▸ **WHAT YOU ARE ASKED TO DO**: Leave the pictures out and retype the lines from the beginning through the line with "anchor=base west] (sdr)", both ends included.

──────────

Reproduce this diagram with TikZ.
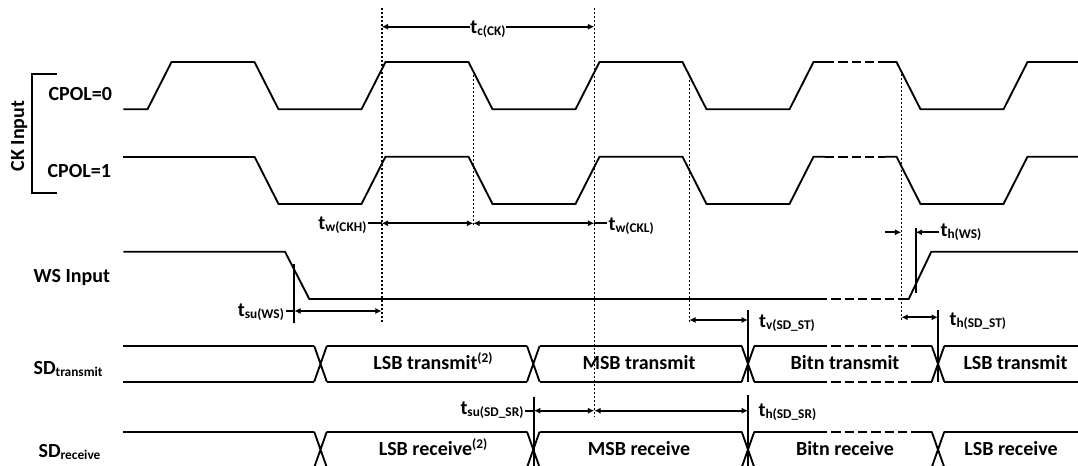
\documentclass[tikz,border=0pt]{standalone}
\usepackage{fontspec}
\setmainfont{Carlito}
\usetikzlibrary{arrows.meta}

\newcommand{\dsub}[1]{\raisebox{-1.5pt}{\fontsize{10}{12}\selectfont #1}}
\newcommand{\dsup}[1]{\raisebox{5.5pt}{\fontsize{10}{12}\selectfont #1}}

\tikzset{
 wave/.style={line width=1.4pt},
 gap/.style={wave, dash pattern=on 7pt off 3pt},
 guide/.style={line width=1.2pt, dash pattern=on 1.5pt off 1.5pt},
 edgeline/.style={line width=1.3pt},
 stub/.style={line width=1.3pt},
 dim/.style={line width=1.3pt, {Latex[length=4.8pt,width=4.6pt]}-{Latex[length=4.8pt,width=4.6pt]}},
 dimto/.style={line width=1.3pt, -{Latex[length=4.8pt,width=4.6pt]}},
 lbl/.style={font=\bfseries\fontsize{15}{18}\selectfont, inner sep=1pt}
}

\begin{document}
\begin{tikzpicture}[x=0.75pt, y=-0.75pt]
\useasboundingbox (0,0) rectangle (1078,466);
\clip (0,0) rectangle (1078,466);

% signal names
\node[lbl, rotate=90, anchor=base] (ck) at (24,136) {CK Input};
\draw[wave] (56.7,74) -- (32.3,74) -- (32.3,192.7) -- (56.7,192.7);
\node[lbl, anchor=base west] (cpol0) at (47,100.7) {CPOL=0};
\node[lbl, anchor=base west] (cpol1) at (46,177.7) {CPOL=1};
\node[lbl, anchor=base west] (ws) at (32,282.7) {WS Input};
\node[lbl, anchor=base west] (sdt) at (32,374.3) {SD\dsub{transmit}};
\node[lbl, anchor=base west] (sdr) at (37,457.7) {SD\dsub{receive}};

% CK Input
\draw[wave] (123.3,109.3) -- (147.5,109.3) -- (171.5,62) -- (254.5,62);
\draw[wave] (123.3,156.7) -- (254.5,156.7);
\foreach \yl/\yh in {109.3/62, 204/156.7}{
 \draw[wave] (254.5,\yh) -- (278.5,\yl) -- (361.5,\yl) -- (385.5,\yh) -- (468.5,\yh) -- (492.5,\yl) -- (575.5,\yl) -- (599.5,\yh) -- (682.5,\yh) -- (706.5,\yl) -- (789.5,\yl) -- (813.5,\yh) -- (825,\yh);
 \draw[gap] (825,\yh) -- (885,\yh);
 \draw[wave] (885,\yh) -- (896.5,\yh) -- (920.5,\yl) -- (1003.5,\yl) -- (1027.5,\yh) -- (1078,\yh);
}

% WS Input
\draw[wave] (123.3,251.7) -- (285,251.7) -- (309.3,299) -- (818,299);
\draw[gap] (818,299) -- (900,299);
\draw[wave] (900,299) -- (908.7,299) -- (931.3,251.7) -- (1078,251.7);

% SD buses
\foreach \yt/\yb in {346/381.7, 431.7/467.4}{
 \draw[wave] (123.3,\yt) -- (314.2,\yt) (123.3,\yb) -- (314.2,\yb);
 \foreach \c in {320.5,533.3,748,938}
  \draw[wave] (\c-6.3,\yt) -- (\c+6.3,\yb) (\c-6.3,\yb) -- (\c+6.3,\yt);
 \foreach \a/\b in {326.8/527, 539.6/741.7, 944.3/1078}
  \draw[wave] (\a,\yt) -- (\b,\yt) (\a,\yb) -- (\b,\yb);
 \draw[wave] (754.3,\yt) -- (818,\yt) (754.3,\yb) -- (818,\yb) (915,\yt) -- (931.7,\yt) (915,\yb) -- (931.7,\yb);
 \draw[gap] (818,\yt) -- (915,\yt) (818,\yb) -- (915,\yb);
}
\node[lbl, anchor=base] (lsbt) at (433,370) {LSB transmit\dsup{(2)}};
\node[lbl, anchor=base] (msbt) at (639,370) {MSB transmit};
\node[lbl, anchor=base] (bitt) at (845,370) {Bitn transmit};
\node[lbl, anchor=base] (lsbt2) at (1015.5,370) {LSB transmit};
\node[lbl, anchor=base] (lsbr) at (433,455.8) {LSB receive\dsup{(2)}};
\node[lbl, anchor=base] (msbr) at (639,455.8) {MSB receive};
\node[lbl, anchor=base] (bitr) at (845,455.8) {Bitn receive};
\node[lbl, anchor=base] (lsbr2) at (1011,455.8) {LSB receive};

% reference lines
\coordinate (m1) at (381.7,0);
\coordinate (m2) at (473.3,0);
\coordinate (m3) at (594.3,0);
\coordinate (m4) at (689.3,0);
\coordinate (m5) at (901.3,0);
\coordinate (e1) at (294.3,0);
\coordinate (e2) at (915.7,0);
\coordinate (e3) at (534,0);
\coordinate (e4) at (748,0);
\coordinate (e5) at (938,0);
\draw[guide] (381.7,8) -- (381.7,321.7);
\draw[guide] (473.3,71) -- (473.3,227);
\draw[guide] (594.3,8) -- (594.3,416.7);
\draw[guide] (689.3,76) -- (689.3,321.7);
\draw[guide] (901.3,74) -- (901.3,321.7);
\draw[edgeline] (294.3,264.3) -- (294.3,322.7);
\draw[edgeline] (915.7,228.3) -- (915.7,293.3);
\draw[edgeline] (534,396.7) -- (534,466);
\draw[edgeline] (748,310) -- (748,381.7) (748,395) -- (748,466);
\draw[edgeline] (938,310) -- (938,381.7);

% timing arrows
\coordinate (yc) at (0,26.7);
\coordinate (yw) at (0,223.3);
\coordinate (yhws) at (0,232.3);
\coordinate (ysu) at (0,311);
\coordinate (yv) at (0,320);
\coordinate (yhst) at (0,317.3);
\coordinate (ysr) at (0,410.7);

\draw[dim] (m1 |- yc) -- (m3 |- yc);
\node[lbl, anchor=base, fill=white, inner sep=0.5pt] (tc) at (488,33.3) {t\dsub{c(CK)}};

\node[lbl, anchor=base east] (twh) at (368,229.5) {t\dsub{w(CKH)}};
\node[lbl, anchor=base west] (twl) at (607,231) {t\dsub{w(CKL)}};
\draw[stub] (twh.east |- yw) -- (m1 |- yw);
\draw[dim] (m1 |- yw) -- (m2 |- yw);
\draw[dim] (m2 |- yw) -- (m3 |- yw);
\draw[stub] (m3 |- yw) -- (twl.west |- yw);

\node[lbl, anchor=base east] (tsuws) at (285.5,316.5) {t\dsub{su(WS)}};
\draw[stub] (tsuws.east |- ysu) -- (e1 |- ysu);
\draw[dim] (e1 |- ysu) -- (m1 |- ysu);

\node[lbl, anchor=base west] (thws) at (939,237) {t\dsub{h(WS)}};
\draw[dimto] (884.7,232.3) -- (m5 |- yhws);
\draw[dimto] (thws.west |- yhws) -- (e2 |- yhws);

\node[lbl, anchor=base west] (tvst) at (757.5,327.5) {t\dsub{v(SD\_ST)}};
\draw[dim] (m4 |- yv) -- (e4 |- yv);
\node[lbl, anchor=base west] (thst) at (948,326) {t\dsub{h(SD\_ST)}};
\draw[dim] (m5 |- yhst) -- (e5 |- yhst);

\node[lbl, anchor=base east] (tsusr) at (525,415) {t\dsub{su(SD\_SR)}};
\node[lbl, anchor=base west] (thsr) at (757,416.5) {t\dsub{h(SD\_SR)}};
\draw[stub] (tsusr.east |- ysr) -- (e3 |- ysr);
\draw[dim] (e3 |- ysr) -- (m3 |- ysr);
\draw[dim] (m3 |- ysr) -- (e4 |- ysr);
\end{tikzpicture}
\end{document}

──────────

▸ **RESPONSE**:
Reproduce this diagram with TikZ.
\documentclass[tikz,border=0pt]{standalone}
\usepackage{fontspec}
\setmainfont{Carlito}
\usetikzlibrary{arrows.meta}

\newcommand{\dsub}[1]{\raisebox{-1.5pt}{\fontsize{10}{12}\selectfont #1}}
\newcommand{\dsup}[1]{\raisebox{5.5pt}{\fontsize{10}{12}\selectfont #1}}

\tikzset{
 wave/.style={line width=1.4pt},
 gap/.style={wave, dash pattern=on 7pt off 3pt},
 guide/.style={line width=1.2pt, dash pattern=on 1.5pt off 1.5pt},
 edgeline/.style={line width=1.3pt},
 stub/.style={line width=1.3pt},
 dim/.style={line width=1.3pt, {Latex[length=4.8pt,width=4.6pt]}-{Latex[length=4.8pt,width=4.6pt]}},
 dimto/.style={line width=1.3pt, -{Latex[length=4.8pt,width=4.6pt]}},
 lbl/.style={font=\bfseries\fontsize{15}{18}\selectfont, inner sep=1pt}
}

\begin{document}
\begin{tikzpicture}[x=0.75pt, y=-0.75pt]
\useasboundingbox (0,0) rectangle (1078,466);
\clip (0,0) rectangle (1078,466);

% signal names
\node[lbl, rotate=90, anchor=base] (ck) at (24,136) {CK Input};
\draw[wave] (56.7,74) -- (32.3,74) -- (32.3,192.7) -- (56.7,192.7);
\node[lbl, anchor=base west] (cpol0) at (47,100.7) {CPOL=0};
\node[lbl, anchor=base west] (cpol1) at (46,177.7) {CPOL=1};
\node[lbl, anchor=base west] (ws) at (32,282.7) {WS Input};
\node[lbl, anchor=base west] (sdt) at (32,374.3) {SD\dsub{transmit}};
\node[lbl, anchor=base west] (sdr) at (37,457.7) {SD\dsub{receive}};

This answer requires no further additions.